14. Pour condamner M. [V] à payer à la société [5] la somme de 41 370,54 euros, les juges précisent que celle-ci est fondée à solliciter la réparation de son préjudice financier résultant de la restitution tardive du seul véhicule Mercedes Classe E immatriculé [Immatriculation 2].
15. Pour condamner M. [V] à payer à la société [6] la somme de 12 866,66 euros, les juges ajoutent que celle-ci est fondée à solliciter la réparation de son préjudice matériel résultant, pour chacun de ses trois véhicules, de la différence entre, d'une part, la valeur de ceux-ci estimée au jour de leur détournement et, d'autre part, leur prix de vente.
16. En se déterminant ainsi, par des motifs qui ne permettent pas à la Cour de cassation d'exercer son contrôle sur le point de savoir si les indemnités allouées résultent des obligations contractuelles ou si elles constituent la réparation du préjudice découlant directement de l'infraction, la cour d'appel n'a pas justifié sa décision.
17. La cassation est par conséquent encourue de ce chef.
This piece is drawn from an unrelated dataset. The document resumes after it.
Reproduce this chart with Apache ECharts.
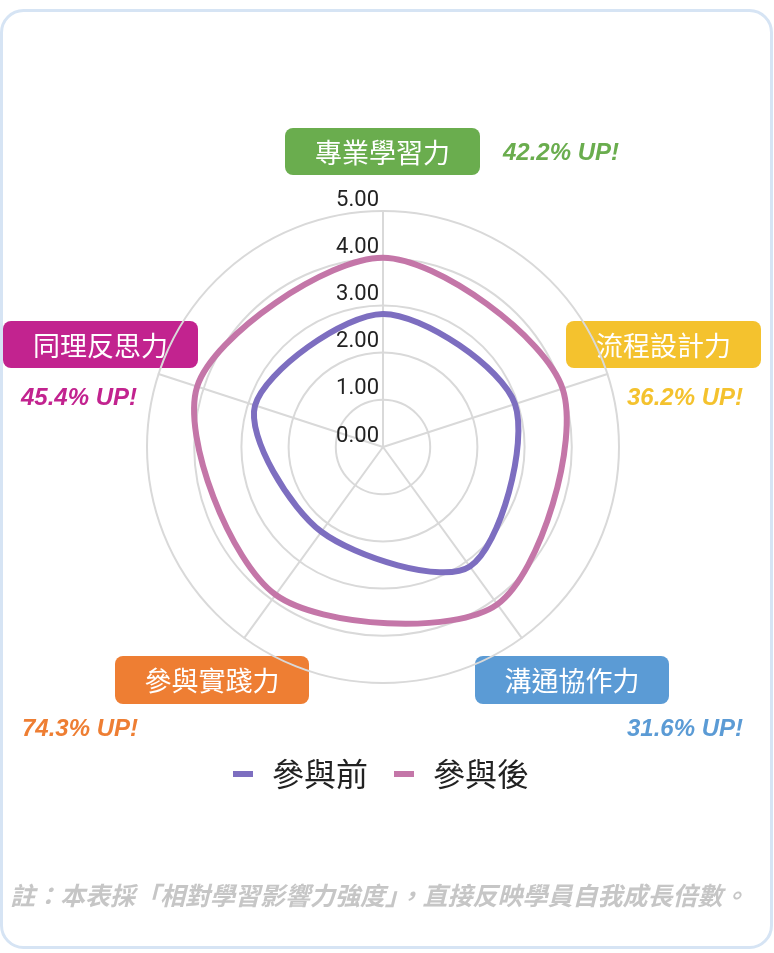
<!DOCTYPE html>
<html><head><meta charset="utf-8">
<script src="https://cdn.jsdelivr.net/npm/echarts@6/dist/echarts.min.js"></script>
<style>html,body{margin:0;padding:0;background:#fff}#c{width:774px;height:953px}</style>
</head><body><div id="c"></div>
<script>
// ---- data ----
const CATEGORIES = ['專業學習力', '流程設計力', '溝通協作力', '參與實踐力', '同理反思力'];
const BEFORE = [2.82, 2.94, 3.13, 2.22, 2.85];
const AFTER = [4.01, 4.00, 4.12, 3.87, 4.14];
const GROWTH = ['42.2% UP!', '36.2% UP!', '31.6% UP!', '74.3% UP!', '45.4% UP!'];
const TICKS = [0, 1, 2, 3, 4, 5];
const SERIES_NAMES = ['參與前', '參與後'];
const NOTE = '註：本表採「相對學習影響力強度」，直接反映學員自我成長倍數。';

// ---- styling / layout ----
const CAT_COLORS = ['#6aad4e', '#f4c22e', '#5b9bd5', '#ee7e33', '#c2238f'];
const LINE_COLORS = ['#7d6ec0', '#c476a8'];
const GRID_COLOR = '#d9d9d9';
const BOXES = [
  {x: 285, y: 128, w: 195, h: 47},
  {x: 566, y: 321, w: 195, h: 47},
  {x: 475, y: 656, w: 194, h: 48},
  {x: 115, y: 656, w: 194, h: 48},
  {x: 3, y: 321, w: 195, h: 47}
];
const UPPOS = [
  {x: 503, y: 153, align: 'left'},
  {x: 743, y: 398, align: 'right'},
  {x: 743, y: 729, align: 'right'},
  {x: 22, y: 729, align: 'left'},
  {x: 21, y: 398, align: 'left'}
];
const CENTER = [383, 447];
const RADIUS = 236;

const chart = echarts.init(document.getElementById('c'), null, {renderer: 'canvas'});

function makeSeries(name, values, color) {
  return {
    type: 'custom', name: name, coordinateSystem: 'polar',
    data: values.map((v, i) => [v, i]),
    itemStyle: {color: color},
    silent: true, z: 3,
    renderItem: function (params, api) {
      if (params.dataIndexInside !== 0) return null;
      const pts = [];
      for (let i = 0; i < params.dataInsideLength; i++) {
        pts.push(api.coord([api.value(0, i), api.value(1, i)]));
      }
      return {
        type: 'polygon',
        shape: {points: pts, smooth: 0.3},
        style: {fill: 'none', stroke: color, lineWidth: 6, lineJoin: 'round'}
      };
    }
  };
}

const graphics = [
  {type: 'rect', z: -10, shape: {x: 1.5, y: 10.5, width: 770, height: 937, r: 22},
   style: {fill: '#fff', stroke: '#d6e4f4', lineWidth: 3}}
];
CATEGORIES.forEach((c, i) => {
  const b = BOXES[i];
  graphics.push({type: 'rect', shape: {x: b.x, y: b.y, width: b.w, height: b.h, r: 8},
    style: {fill: CAT_COLORS[i]}});
  graphics.push({type: 'text', style: {text: c, x: b.x + b.w / 2, y: b.y + b.h / 2 + 1,
    align: 'center', verticalAlign: 'middle', fill: '#fff',
    font: 'normal 27px "Noto Sans CJK TC"'}});
  const u = UPPOS[i];
  graphics.push({type: 'text', style: {text: GROWTH[i], x: u.x, y: u.y,
    align: u.align, verticalAlign: 'middle', fill: CAT_COLORS[i],
    font: 'italic bold 24px "Liberation Sans", Arial'}});
});
graphics.push({type: 'text', style: {text: NOTE, x: 10, y: 895, align: 'left', verticalAlign: 'middle',
  fill: '#c6c6c6', font: 'italic bold 25px "Noto Sans CJK TC"'}});

chart.setOption({
  animation: false,
  color: LINE_COLORS,
  radar: {
    center: CENTER, radius: RADIUS, startAngle: 90, shape: 'circle', splitNumber: TICKS.length - 1,
    indicator: CATEGORIES.map(n => ({name: n, min: TICKS[0], max: TICKS[TICKS.length - 1]})),
    axisName: {show: false},
    axisLine: {lineStyle: {color: GRID_COLOR, width: 2}},
    splitLine: {lineStyle: {color: GRID_COLOR, width: 2}},
    splitArea: {show: false}, axisTick: {show: false}, axisLabel: {show: false}
  },
  polar: {center: CENTER, radius: RADIUS},
  angleAxis: {
    type: 'category', data: CATEGORIES, startAngle: 90, clockwise: true, boundaryGap: false,
    axisLine: {show: false}, axisTick: {show: false}, axisLabel: {show: false},
    splitLine: {show: false}
  },
  radiusAxis: {
    type: 'value', min: TICKS[0], max: TICKS[TICKS.length - 1], interval: TICKS[1] - TICKS[0],
    axisLine: {show: false}, axisTick: {show: false}, splitLine: {show: false},
    axisLabel: {formatter: v => v.toFixed(2), fontSize: 22, color: '#222', fontFamily: 'Roboto',
      align: 'right', verticalAlign: 'bottom', margin: 4},
    z: 5
  },
  legend: {
    left: 228, top: 753, icon: 'rect', itemWidth: 20, itemHeight: 6, itemGap: 26,
    data: SERIES_NAMES,
    textStyle: {fontSize: 32, color: '#222', fontFamily: 'Noto Sans CJK TC', padding: [0, 0, 0, 14]}
  },
  graphic: graphics,
  series: [
    makeSeries(SERIES_NAMES[0], BEFORE, LINE_COLORS[0]),
    makeSeries(SERIES_NAMES[1], AFTER, LINE_COLORS[1])
  ]
});
</script></body></html>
Portée et conséquences de la cassation
18. La cassation à intervenir ne concerne que les dispositions relatives à l'action civile. Les autres dispositions seront donc maintenues.
PAR CES MOTIFS, la Cour :
CASSE et ANNULE l'arrêt susvisé de la cour d'appel de Versailles, en date du 6 septembre 2023, mais en ses seules dispositions relatives à l'action civile, toutes autres dispositions étant expressément maintenues ;
Et pour qu'il soit à nouveau jugé, conformément à la loi, dans les limites de la cassation ainsi prononcée,
RENVOIE la cause et les parties devant la cour d'appel de Versailles, autrement composée, à ce désignée par délibération spéciale prise en chambre du conseil ;
ORDONNE l'impression du présent arrêt, sa transcription sur les registres du greffe de la cour d'appel de Versailles et sa mention en marge ou à la suite de l'arrêt partiellement annulé.
Ainsi fait et jugé par la Cour de cassation, chambre criminelle, et prononcé par le président en son audience publique du dix-huit décembre deux mille vingt-quatre.